腱板断裂の治療法は、理学療法を中心とした保存療法と鏡視下腱板縫合術、陳旧性広範囲腱板断裂や脂肪変性が進行している重症例の場合は人工関節といった手術療法が主となっています。

近年では、腱板が断裂をしていても症状が出現しない無症候性腱板断裂の存在が報告され、腱板断裂自体が必ずしも疼痛を引き起こすわけではないことが広く認知されています。

このため、保存療法では症候性の腱板断裂を無症候へ変化させることが理学療法の大きな目的になってきます。

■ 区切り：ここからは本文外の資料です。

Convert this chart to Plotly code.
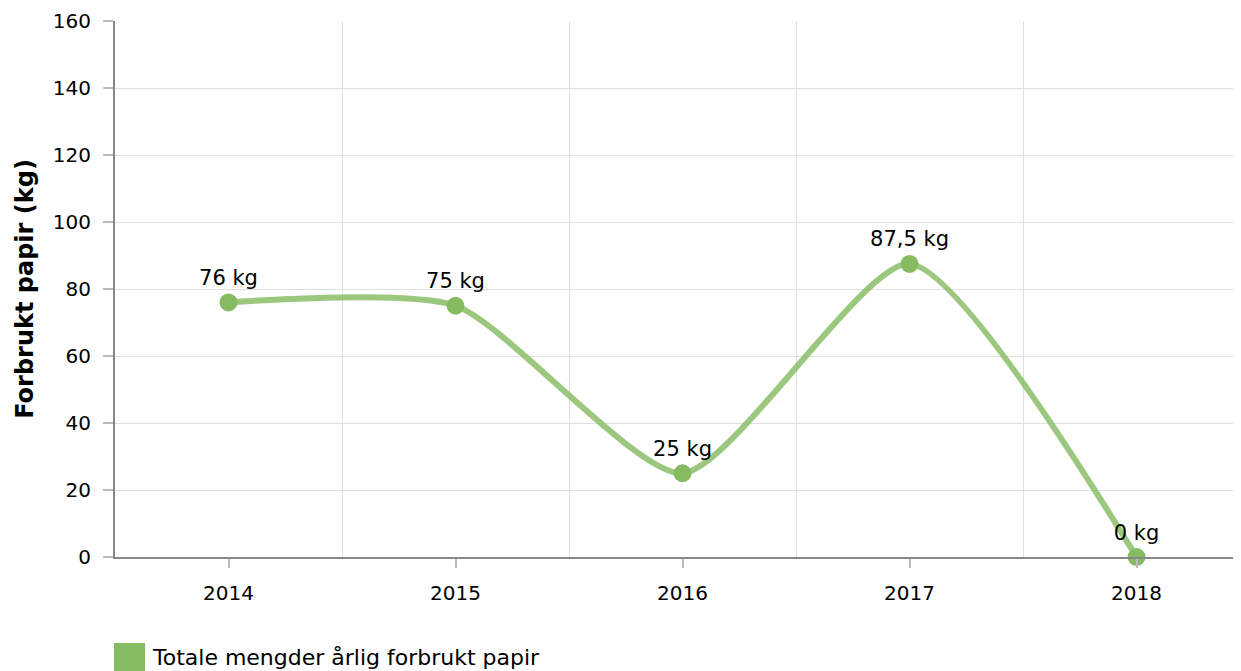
import plotly.graph_objects as go

years = [2014, 2015, 2016, 2017, 2018]
values = [76, 75, 25, 87.5, 0]
labels = ["76 kg", "75 kg", "25 kg", "87,5 kg", "0 kg"]
series_name = "Totale mengder årlig forbrukt papir"
y_title = "Forbrukt papir (kg)"

FONT = "DejaVu Sans, Verdana, sans-serif"
LINE_COLOR = "rgba(134,187,98,0.82)"
MARKER_COLOR = "#86bb62"

# page body has an 8px margin; figure is sized/margined to compensate
OFF = 8
W, H = 1241 - OFF, 671 - OFF
L, T, B = 115 - OFF, 21 - OFF, 671 - 557
PW, PH = W - L, H - T - B

fig = go.Figure()
fig.add_trace(go.Scatter(
    x=years, y=values, mode="lines+markers+text",
    line=dict(color=LINE_COLOR, width=6, shape="spline", smoothing=0.62),
    marker=dict(color=MARKER_COLOR, size=18),
    text=labels, textposition="top center",
    textfont=dict(family=FONT, size=21, color="#000000"),
    name=series_name, showlegend=False, cliponaxis=False,
))

fig.update_layout(
    width=W, height=H,
    margin=dict(l=L, r=0, t=T, b=B),
    paper_bgcolor="white", plot_bgcolor="white",
    font=dict(family=FONT, size=20, color="#000000"),
    showlegend=False,
    xaxis=dict(
        range=[2013.5, 2018.46], tickmode="array", tickvals=years,
        ticktext=[str(y) for y in years],
        ticks="outside", ticklen=9, tickcolor="#bbbbbb", tickwidth=1.5,
        showgrid=False, zeroline=False,
        showline=True, linecolor="#888888", linewidth=2,
        minor=dict(tick0=2014.5, dtick=1, showgrid=True, gridcolor="#e0e0e0", gridwidth=1.2, ticks=""),
        tickfont=dict(family=FONT, size=20), ticklabelstandoff=8,
    ),
    yaxis=dict(
        range=[0, 160], dtick=20, tick0=0,
        ticks="outside", ticklen=10, tickcolor="#bbbbbb", tickwidth=1.5,
        showgrid=True, gridcolor="#e0e0e0", gridwidth=1.2, zeroline=False,
        showline=True, linecolor="#888888", linewidth=2,
        tickfont=dict(family=FONT, size=20), ticklabelstandoff=8,
        title=dict(text="<b>" + y_title + "</b>", font=dict(family=FONT, size=24), standoff=12),
    ),
)

# legend (manual, to match the large square swatch)
def px_x(x):
    return (x - OFF - L) / PW

def px_y(y):
    return (H - B - (y - OFF)) / PH

fig.add_shape(type="rect", xref="paper", yref="paper",
              x0=px_x(114), x1=px_x(145), y0=px_y(671), y1=px_y(643),
              fillcolor=MARKER_COLOR, line=dict(width=0), layer="above")
fig.add_annotation(xref="paper", yref="paper",
                   x=px_x(150), y=px_y(657),
                   xanchor="left", yanchor="middle", showarrow=False,
                   text=series_name, font=dict(family=FONT, size=22, color="#000000"))

fig.write_html("out.html")
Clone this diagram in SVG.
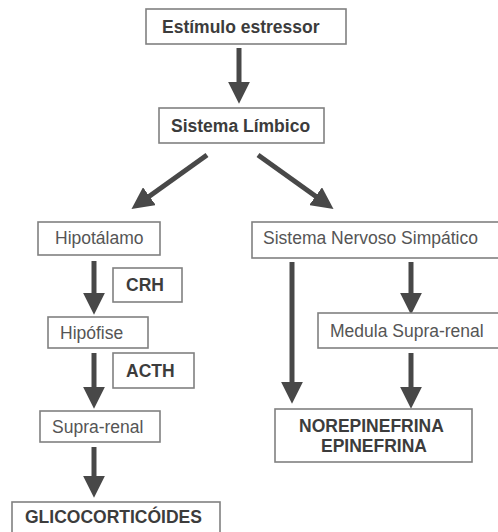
<svg xmlns="http://www.w3.org/2000/svg" width="498" height="532" viewBox="0 0 498 532">
<style>
.box{fill:#fff;stroke:#808080;stroke-width:1.6}
.b{font-family:"Liberation Sans",Arial,sans-serif;font-size:17.5px;font-weight:bold;fill:#3c3c3c}
.r{font-family:"Liberation Sans",Arial,sans-serif;font-size:17.5px;fill:#555}
.arr{stroke:#484848;stroke-width:5;fill:none;marker-end:url(#ah)}
</style>
<defs>
<marker id="ah" markerUnits="userSpaceOnUse" markerWidth="22" markerHeight="22" refX="2" refY="10" orient="auto" viewBox="0 0 20 20">
<path d="M0,0 L20,10 L0,20 z" fill="#484848"/>
</marker>
</defs>
<rect width="498" height="532" fill="#fff"/>
<g id="connectors">
<line class="arr" x1="239" y1="48" x2="239" y2="84"/>
<line class="arr" x1="207" y1="155" x2="147.6" y2="197.5"/>
<line class="arr" x1="258" y1="155" x2="317.4" y2="197.5"/>
<line class="arr" x1="94" y1="261" x2="94" y2="295"/>
<line class="arr" x1="94" y1="353" x2="94" y2="389"/>
<line class="arr" x1="94" y1="447" x2="94" y2="478"/>
<line class="arr" x1="292" y1="262" x2="292" y2="384"/>
<line class="arr" x1="411" y1="262" x2="411" y2="295"/>
<line class="arr" x1="411" y1="353" x2="411" y2="389"/>
</g>
<g id="estimulo"><rect class="box" x="146" y="9" width="200" height="35"/><text class="b" x="162" y="33">Estímulo estressor</text></g>
<g id="limbico"><rect class="box" x="159" y="108" width="165" height="35"/><text class="b" x="171" y="132">Sistema Límbico</text></g>
<g id="hipotalamo"><rect class="box" x="38" y="222" width="122" height="33"/><text class="r" x="55" y="244">Hipotálamo</text></g>
<g id="crh"><rect class="box" x="113" y="268" width="69" height="34"/><text class="b" x="126" y="291">CRH</text></g>
<g id="hipofise"><rect class="box" x="48" y="317" width="100" height="31"/><text class="r" x="60" y="339">Hipófise</text></g>
<g id="acth"><rect class="box" x="113" y="353" width="81" height="35"/><text class="b" x="126" y="377">ACTH</text></g>
<g id="suprarenal"><rect class="box" x="40" y="411" width="120" height="31"/><text class="r" x="52" y="433">Supra-renal</text></g>
<g id="glico"><rect class="box" x="12" y="502" width="208" height="40"/><text class="b" x="25" y="523">GLICOCORTICÓIDES</text></g>
<g id="sns"><rect class="box" x="252" y="222" width="256" height="36"/><text class="r" x="263" y="244">Sistema Nervoso Simpático</text></g>
<g id="medula"><rect class="box" x="318" y="313" width="190" height="35"/><text class="r" x="330" y="337">Medula Supra-renal</text></g>
<g id="norepinefrina"><rect class="box" x="275" y="409" width="197" height="53"/><text class="b" x="299" y="432">NOREPINEFRINA</text><text class="b" x="321" y="452">EPINEFRINA</text></g>
</svg>
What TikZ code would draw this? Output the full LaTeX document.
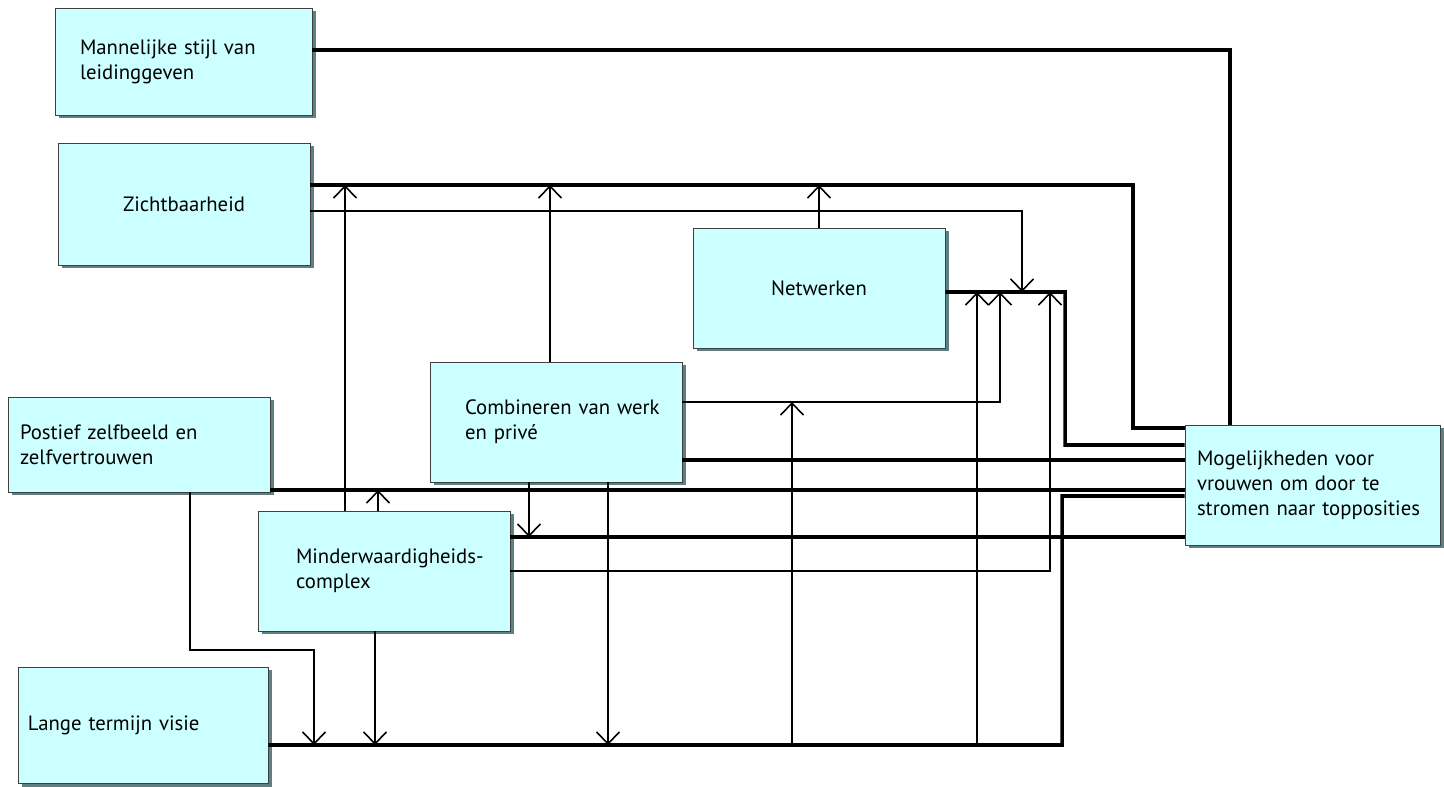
\documentclass[tikz,border=0pt]{standalone}
\usepackage{fontspec}
\setmainfont{PT Sans}
\usetikzlibrary{arrows.meta,shadows}
\definecolor{blokfill}{HTML}{CCFFFF}
\definecolor{blokrand}{HTML}{404040}
\definecolor{schaduw}{HTML}{5F8080}
\hyphenpenalty=10000
\exhyphenpenalty=10000
\hfuzz=60pt
\hbadness=10000
\begin{document}
\begin{tikzpicture}[
 blok/.style={draw=blokrand,line width=0.5pt,fill=blokfill,align=left,inner ysep=0pt,
  font=\fontsize{11.8}{14.2}\selectfont,
  drop shadow={shadow xshift=0.07cm,shadow yshift=-0.07cm,fill=schaduw,opacity=1}},
 heavy/.style={line width=2pt},
 light/.style={line width=0.75pt},
 pijl/.style={light,-{Straight Barb[length=2.4mm,width=4.6mm,line width=0.9pt]}}]
\useasboundingbox (0,0) rectangle (28.88,-15.74);
\node[blok,minimum height=2.14cm,text width=4.14cm,inner xsep=0.5cm] (man) at (3.67,-1.23) {Mannelijke~stijl~van\\leidinggeven};
\node[blok,minimum height=2.44cm,text width=4.44cm,inner xsep=0.3cm,align=center] (zicht) at (3.68,-4.08) {Zichtbaarheid};
\node[blok,minimum height=2.4cm,text width=4.44cm,inner xsep=0.3cm,align=center] (netw) at (16.38,-5.76) {Netwerken};
\node[blok,minimum height=2.4cm,text width=3.64cm,inner xsep=0.7cm] (comb) at (11.12,-8.44) {Combineren~van~werk\\en~privé};
\node[blok,minimum height=1.9cm,text width=4.76cm,inner xsep=0.24cm] (post) at (2.78,-8.89) {Postief~zelfbeeld~en\\zelfvertrouwen};
\node[blok,minimum height=2.4cm,text width=3.52cm,inner xsep=0.76cm] (minder) at (7.68,-11.42) {Minderwaardigheids-\\complex};
\node[blok,minimum height=2.32cm,text width=4.6cm,inner xsep=0.2cm] (lange) at (2.86,-14.5) {Lange~termijn~visie};
\node[blok,minimum height=2.4cm,text width=4.62cm,inner xsep=0.24cm] (mog) at (26.25,-9.7) {Mogelijkheden~voor\\vrouwen~om~door~te\\stromen~naar~topposities};
\coordinate (z1) at ([yshift=3.8mm]zicht.east);
\coordinate (zk) at (22.66,-8.56);
\coordinate (barR) at (21.3,-5.84);
\coordinate (baseR) at (21.24,-14.9);
\coordinate (b1) at (19.54,-5.84);
\coordinate (b2) at (20,-5.84);
\coordinate (b3) at (21,-5.84);
\coordinate (b4) at (20.44,-5.84);
\coordinate (cw) at (15.84,-8.04);
\coordinate (c1) at ([yshift=-7.6mm]comb.east);
\coordinate (p1) at ([yshift=-9.1mm]post.east);
\coordinate (m1) at ([yshift=6.8mm]minder.east);
\coordinate (m2) at ([xshift=-7.8mm]minder.north);
\coordinate (m3) at ([xshift=-1.2mm]minder.north);
\coordinate (m4) at ([xshift=-1.8mm]minder.south);
\coordinate (c3) at ([xshift=-1.2mm]comb.north);
\coordinate (c4) at ([xshift=-5.4mm]comb.south);
\coordinate (c5) at ([xshift=10.4mm]comb.south);
\coordinate (p2) at ([xshift=10.2mm]post.south);
\coordinate (lk) at (6.28,-13);
\draw[heavy] ([yshift=2.3mm]man.east) -| ([xshift=-1.65cm]mog.north);
\draw[heavy] (z1) -| (zk) -- (zk -| mog.west);
\draw[pijl] ([yshift=-1.4mm]zicht.east) -| (b4);
\draw[heavy] ([yshift=-0.8mm]netw.east) -- (barR) |- ([yshift=8mm]mog.west);
\draw[heavy] ([yshift=-4mm]lange.east) -- (baseR) |- ([yshift=-2.2mm]mog.west);
\draw[heavy] (c1) -- (c1 -| mog.west);
\draw[heavy] (p1) -- (p1 -| mog.west);
\draw[heavy] (m1) -- (m1 -| mog.west);
\draw[pijl] (minder.east) -| (b3);
\draw[pijl] ([yshift=4mm]comb.east) -| (b2);
\draw[pijl] (b1 |- baseR) -- (b1);
\draw[pijl] (cw |- baseR) -- (cw);
\draw[pijl] (m2) -- (m2 |- z1);
\draw[pijl] (m3) -- (m3 |- p1);
\draw[pijl] (c3) -- (c3 |- z1);
\draw[pijl] (netw.north) -- (netw.north |- z1);
\draw[pijl] (c4) -- (c4 |- m1);
\draw[pijl] (c5) -- (c5 |- baseR);
\draw[pijl] (m4) -- (m4 |- baseR);
\draw[pijl] (p2) |- (lk) -- (lk |- baseR);
\end{tikzpicture}
\end{document}
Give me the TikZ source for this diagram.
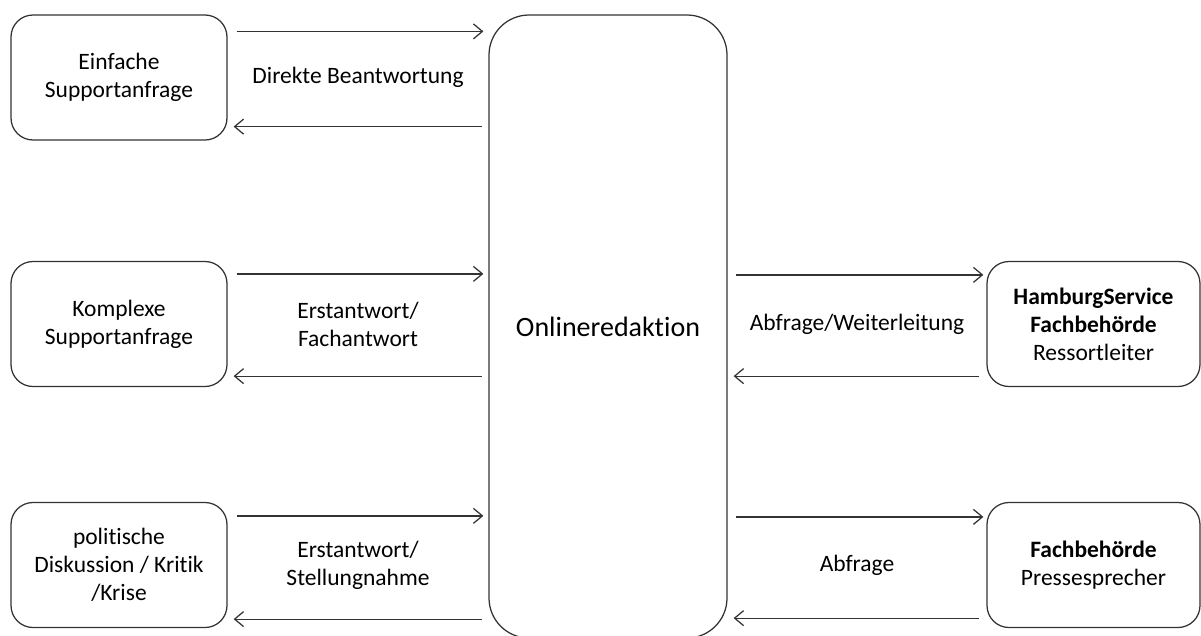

無症候性腱板断裂が症候化する要因は、腱板断裂の大きさ、腱板筋萎縮や脂肪変性、喫煙などが報告されています。また腱板機能低下や腱板断裂拡大によって骨頭の動的求心性の低下が報告されている点や上腕骨頭が上方に偏位し、肩峰下に衝突する肩峰下インピンジメントが生じることで有症化することも一因であることが報告されています。

また、肩峰下インピンジメントを引き起こす機能的変化の要因として、後方関節組織のタイトネスは動的構造が短縮することとして定義され、その誘発頻度は高いとされています。

このような肩甲骨に付着するために後方関節包の機能障害は Scapular Dyskinesis の原因となる可能性があり、肩甲骨の機能障害によって変化した運動学的パターンは腱板断裂の進行要因として関連していることが多いとされています。後方関節包のタイトネスは肩関節疾患において頻度の高い機能障害であり、Burkhartらは棘下筋、小円筋、広背筋といった後方部に位置する領域の動的構造が短縮することが問題であると提唱しています。

後方関節包のタイトネスによって、肩峰下に衝突する肩峰下インピンジメントが生じることや、Harrymanらの研究では正常の関節包では肩屈曲時の上腕骨頭の上方偏位が0.35 ± 2.22mm、前方偏位が3.79 ± 3.8mm に対して、後方タイトネスが存在する場合上方偏位が 2.13 ± 1.68mm、前方偏位が 7.27 ± 3.17mmまで増加することが報告されています。

腱板断裂の特徴とされる上腕骨頭が上方偏位する機能障害の一要因として、肩甲上腕関節の後方関節包のタイトネスは理学療法における機能的障害の一つとして対応する根拠となり得るといえるでしょう。